ネックを固定するための小さなネジです。ついつい強く締めて、折ってしまうことがよく見られます。
ネックが固定できないので、演奏しにくくなります。

サックスのサイドF#キィのガード

サックスのサイドF#キィ(楽器裏側のキィ)のキィガードは、接着面が小さく、外れやすい形状になっています。
放置しておくと、キィガードそのものが取れてしまったり、キィのゆがみを誘発してしまい、演奏不能状態になる可能性があります。故障の程度が大きくなると、修理期間が長くなる、修理代が高くなる、ゆがみ修正の痕が大きくなる等良いことはありません・・・
症状が軽いうちに修理することをお勧めいたします。

ネック芯金ねじが・・・

軽い調整だろうとタカをくくっていたら・・・
ねじが折れていました。オクターブキィは、2センチほどの「芯金ねじ」でネックに留まっていますが、ネジ部分と棒部分に分かれて、折れていました・・・
取り出すのが大変です・・・(技術ランクも上がってしまいます)
ネジ部分の固着により、芯金ねじが折れたと思われます。
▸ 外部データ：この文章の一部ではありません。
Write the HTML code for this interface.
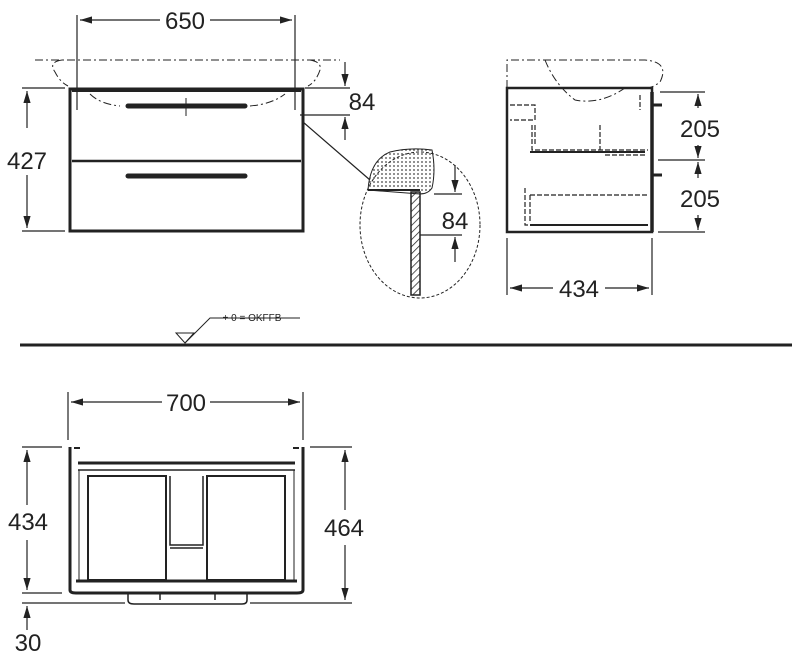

折れたねじの固着外しは、かなり厳しい作業です・・・
ネック側の雌ねじを傷つけることなく外せてひと安心です。

アルトサックスのLowC#キィ

クローズドキィ(指を離すと閉じるキィ)は、閉じている時間が長い(保管中含めて)ので、タンポがトーンホールに引っ付きやすくなります。
かなり長い間眠っていたアルトサックス。分解整備をお申し付けいただきましたが、固着が多く、分解に手間取ります・・・低音部のキィ(LowC#キィ)タンポの固着、芯金ねじの固着と難題が多いです・・・
幸いにして大工事をすることなく、基本的な固着外し作業で取り外すことができました。

B♭クラリネット 針ばね交換

B♭クラリネット、C#/G#キィ(上管の一番下のキィ)のばねが折れました。
キイが復原しなくなり、演奏不能の状態です。
キィポストから「折れた針ばね」を取り出すのが難作業です・・・

アルトサックスマウスピース、ティースクッションの修復

サクソフォンのマウスピースはご使用に伴い、摩耗・劣化していきます。
特に「歯」の当たる部分の摩耗が大きな要素でもあります。エボナイト製のマウスピースは交換の目安にしている方もいらっしゃいますが、ティースクッション内蔵の「メタルマウスピース」はなかなか交換に踏み切れないものです。
それがお気に入りだとなおさらですね。

B♭クラリネットの管体「ワレ」修理

木製管楽器(クラリネット、オーボエ等)は「グラナディラ」という材料で制作されています。
そのため、「木」特有の事故が発生します。事例はB♭クラリネットの管体にヒビが入り、トーンホールまで達した中程度の故障の修理です。

ピッコロの修理

「吹きにくいので調整してほしい」とのご依頼で、中学校の備品をお預かりしました。
他店での応急処置の繰り返しで、タンポが他社製のものになった部分があります。応急処置がそのままになったと推察されます。
吹きにくい原因は別の個所にありました。キィポスト(鍵柱)の取り付け部分がゆるくなり、キィ・レバーが不必要な動きをしてしまい、タンポがうまくトンホールをふさがない状態になっていました。
これでは、どれだけタンポ調整をしても演奏できる状態にはなりません。
キィポストを固定するために、キィポストを留めるねじ穴を補強し、改めてタンポの調整を行いました。
 小さい楽器だけに少しの狂いでも、演奏不能になってしまいます。
ご予算の関係から、他製品のタンポは交換せずにお返ししましたが、痛々しいピッコロでした。

アルトサックス一番管凹み修理・・・

サックスの下のU字状の管を「一番管」といいます。不注意からぶつけやすい場所です。
このサックスも指先大の凹みが発生してしまいました。
キィ、レバー等ネジ止めされている部品をすべて取り外し、凹み修復に取り掛かります。
部品を外すのは、凹み修理中にかかる力によってゆがんだり、曲がったりして狂いが生じないようにするためです。
凹みの場所、程度から判断して、二番管(円錐形の部分)を外さずに作業できました。